Ethereum appears to have entered another bearish phase after failing to reclaim a critical price level. With numerous technical indicators pointing towards further downside, the price of Ethereum is now at risk of retesting levels below $4,000. This threshold was hard-won by bulls in recent months, and a breach could signal a significant shift in market sentiment. The primary reason for this looming decline seems to be the emergence of a classic yet potent chart formation: the Head and Shoulders pattern, which typically signals the onset of a downtrend once fully established.
Understanding the Head and Shoulders Pattern and Its Implications for Ethereum
The Head and Shoulders pattern is a widely recognized bearish reversal pattern in technical analysis. It consists of three peaks: a central, highest peak (the "Head"), flanked by two lower peaks (the "Left Shoulder" and "Right Shoulder"). A "neckline" is drawn by connecting the lowest points reached between these peaks. A decisive break below this neckline, accompanied by increased volume, is considered a confirmation of the pattern and a strong signal for a potential downtrend.
Crypto analyst Meliketrader recently highlighted the completion of this Head and Shoulders pattern on Ethereum's 4-hour chart, sharing their insights on TradingView. The formation began to take shape in August, with the left shoulder forming in the middle of the month. The head then developed towards the end of August, reaching its highest point before a pullback. The right shoulder was subsequently completed by mid-September, mirroring the structure of the left shoulder but generally indicating weaker buying pressure.

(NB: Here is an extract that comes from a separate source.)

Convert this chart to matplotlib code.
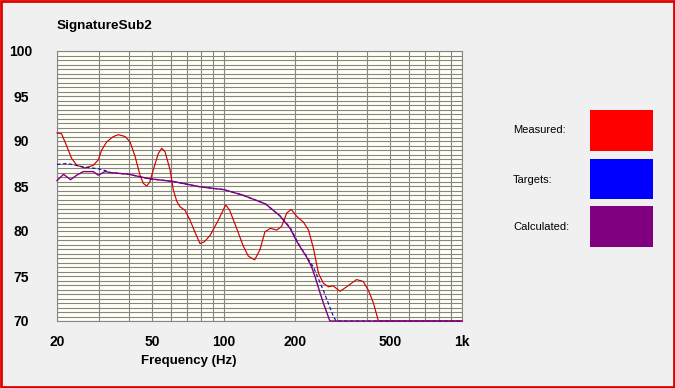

Following the full completion of this pattern, the price of Ethereum experienced a significant bearish candlestick, which decisively broke below the critical neckline. This breakdown served as a potent confirmation of the pattern, signaling an increased likelihood of further declines in Ethereum's price. The neckline, identified by the analyst, was situated in a crucial zone between $4,200 and $4,400. This range represents a key support level; its failure suggests that sellers have gained significant control over the market.
A sustained rejection from this neckline area could trigger a cascade of further price reductions for Ethereum. Given the limited demand evident in the market at current levels, a descent below the $4,000 psychological and technical barrier becomes a distinct possibility. The analyst has pinpointed potential price targets for this downtrend, suggesting levels around $3,850. The precise target range is estimated to be between $3,700 and $3,900, with slight variations depending on how the neckline is measured. As Meliketrader explained, "This level also coincides with the last major resistance zone, so it acts as a natural magnet for price." This confluence of technical indicators and historical price action further strengthens the bearish outlook.
Additional Technical Signals: RSI Divergence and Momentum
Beyond the Head and Shoulders pattern, other technical indicators reinforce the bearish sentiment. A notable development is the divergence observed in the Relative Strength Index (RSI) near the head of the formation. RSI divergence occurs when the price makes a new high (or low) but the RSI fails to follow suit, instead making a lower high (or higher low). In this context, a bearish divergence around the head suggests that the buying momentum was waning even as the price pushed higher, hinting at underlying weakness.
Furthermore, Ethereum has recently entered oversold territory on its RSI. While an oversold condition typically suggests that an asset might be due for a bounce, in the context of a confirmed bearish pattern like the Head and Shoulders, it can also indicate a possible slowdown in the bearish momentum or a temporary consolidation before further declines. It's a signal that should be interpreted with caution, as it does not necessarily negate the larger bearish trend but rather points to the potential for short-term relief or a less aggressive decline.
A Glimmer of Hope for the Bulls
Despite the prevailing bearish signals, there remains a potential pathway for Ethereum to regain bullish momentum. For the cryptocurrency to shift its trajectory and invalidate the current bearish outlook, a decisive breakout above the neckline is essential. This critical resistance zone lies between $4,320 and $4,400. If Ethereum can convincingly close above this area of strong selling pressure, the Head and Shoulders pattern would be considered nullified. Such a move would signal that buyers have successfully absorbed the selling pressure and are once again taking control.
Should Ethereum manage to achieve this bullish breakout, it could trigger a significant rebound. This potential for a strong recovery is further amplified by the fact that the cryptocurrency is already showing oversold conditions on its RSI. A combination of pattern invalidation and deeply oversold levels could set the stage for a sharp upward correction. However, the analyst strongly advises investors to exercise prudence. It is crucial to pay close attention to position sizing and diligently manage risk throughout this volatile phase, irrespective of potential short-term bounces. The current market environment demands a cautious approach and strategic decision-making to navigate the complexities posed by these technical formations.